Why is it too much to ask for some unification of these things in the long run? Do you really want to continue with N different vector ISAs?
cuda has 2 restrictions on pure C,
1) no function pointers
2) no recursion
Uhh and AFAIK a ton of rules to do with statically resolvable shared vs. global memory aliasing, unless something has changed recently.
But this is exactly my point: saying it "supports C" implies you can take a C program and port it easily to CUDA. This is not the case for all but the most trivial C programs, due to the lack of a standard library, a completely different threading and synchronization model, explicitly-managed cache hierarchies, etc. The fact that it can compile C code that doesn't use anything but the basic keywords is, and let me emphasize,
completely uninteresting.

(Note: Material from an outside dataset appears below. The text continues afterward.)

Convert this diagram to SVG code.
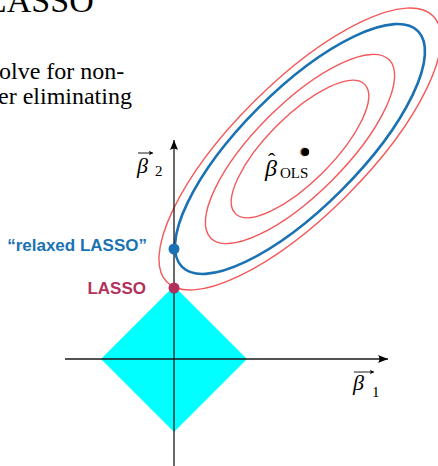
<svg xmlns="http://www.w3.org/2000/svg" width="438" height="466" viewBox="0 0 438 466">
  <style>
    .serif { font-family: "Liberation Serif", "Times New Roman", serif; fill: #000; }
    .lbl { font-family: "Liberation Sans", Arial, sans-serif; font-weight: bold; font-size: 17px; }
    .red { fill: none; stroke: #f4585a; stroke-width: 1.4; }
    .blue { fill: none; stroke: #1a72b4; stroke-width: 2.6; }
    .axis { stroke: #1a1a1a; stroke-width: 1.3; fill: none; }
    .vec { stroke: #000; stroke-width: 0.9; fill: none; }
  </style>
  <defs>
    <marker id="ah" markerUnits="userSpaceOnUse" markerWidth="14" markerHeight="10" refX="10" refY="5" orient="auto">
      <path d="M10,5 L0,1 Q3,5 0,9 Z" fill="#000"/>
    </marker>
    <marker id="vh" markerUnits="userSpaceOnUse" markerWidth="6" markerHeight="6" refX="4" refY="3" orient="auto">
      <path d="M4,3 L0,0.8 L0.8,3 L0,5.2 Z" fill="#000"/>
    </marker>
  </defs>

  <g id="slide-text">
    <text class="serif" x="-14" y="12" font-size="34">LASSO</text>
    <text class="serif" x="-1" y="79" font-size="24">olve for non-</text>
    <text class="serif" x="-2" y="104" font-size="24">er eliminating</text>
  </g>

  <g id="constraint-region">
    <polygon points="101,359 174,286 247,359 174,432" fill="#00ffff"/>
  </g>

  <g id="contours">
    <g transform="translate(300,149) rotate(-45)">
      <ellipse class="red" cx="0" cy="0" rx="91.4" ry="32.8"/>
      <ellipse class="red" cx="0" cy="0" rx="126.1" ry="44.8"/>
      <ellipse class="blue" cx="0" cy="0" rx="166.8" ry="58.5"/>
      <ellipse class="red" cx="0" cy="0" rx="188.2" ry="66"/>
    </g>
  </g>

  <g id="connectors">
    <line class="axis" x1="174" y1="466" x2="174" y2="140" marker-end="url(#ah)"/>
    <line class="axis" x1="65" y1="359" x2="388" y2="359" marker-end="url(#ah)"/>
  </g>

  <g id="beta2-label">
    <line class="vec" x1="138" y1="153" x2="153" y2="153" marker-end="url(#vh)"/>
    <text class="serif" x="137" y="173" font-size="22" font-style="italic">β</text>
    <text class="serif" x="155" y="176" font-size="15">2</text>
  </g>

  <g id="beta1-label">
    <line class="vec" x1="354" y1="372" x2="374" y2="372" marker-end="url(#vh)"/>
    <text class="serif" x="353" y="390" font-size="22" font-style="italic">β</text>
    <text class="serif" x="372" y="397" font-size="15">1</text>
  </g>

  <g id="ols">
    <circle cx="304" cy="152" r="4.4" fill="#e0a060"/>
    <circle cx="305.2" cy="152" r="4" fill="#000"/>
    <text class="serif" x="265" y="176" font-size="24" font-style="italic">β</text>
    <text class="serif" x="268" y="168" font-size="22">ˆ</text>
    <text class="serif" x="280" y="178" font-size="15">OLS</text>
  </g>

  <g id="relaxed-lasso">
    <circle cx="174" cy="249" r="5.5" fill="#1a72b4"/>
    <text class="lbl" x="147" y="251" text-anchor="end" fill="#1a72b4">“relaxed LASSO”</text>
  </g>

  <g id="lasso">
    <circle cx="174" cy="288" r="5.5" fill="#b3305b"/>
    <text class="lbl" x="146" y="294" text-anchor="end" fill="#b3305b">LASSO</text>
  </g>
</svg>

No programmer worth their salt gives a damn about the syntax of the language... it's the stuff that's completely different between typical C and CUDA that actually matters.
So yeah it'll be awesome when I can use function pointers and "exception-like things" on Fermi, but lets not pretend that this has any relationship to the flexibility of a typical CPU. You still can't express the most basic producer/consumer or message passing thread models in CUDA, and while this might come with Fermi's "task parallelism" stuff and CUDA 3.0, that remains to be seen.
Don't get me wrong, Fermi looks impressive on paper and a lot of the features that they are adding are desperately needed in the GPU computing space, but I've yet to see any indication that Fermi could - say - run a full OS on it or anything, which is typically associated with the flexibility of a CPU. Also I'm not saying that the typical CPU programming models are ideal going forward (inheriting the "all aliasing" pointer model of C/C++ would be insane going forward - so lets not see these languages as the ideal!), but there are still fundamental differences in the functionality of programming a multi-core CPU vs. a GPU at the moment.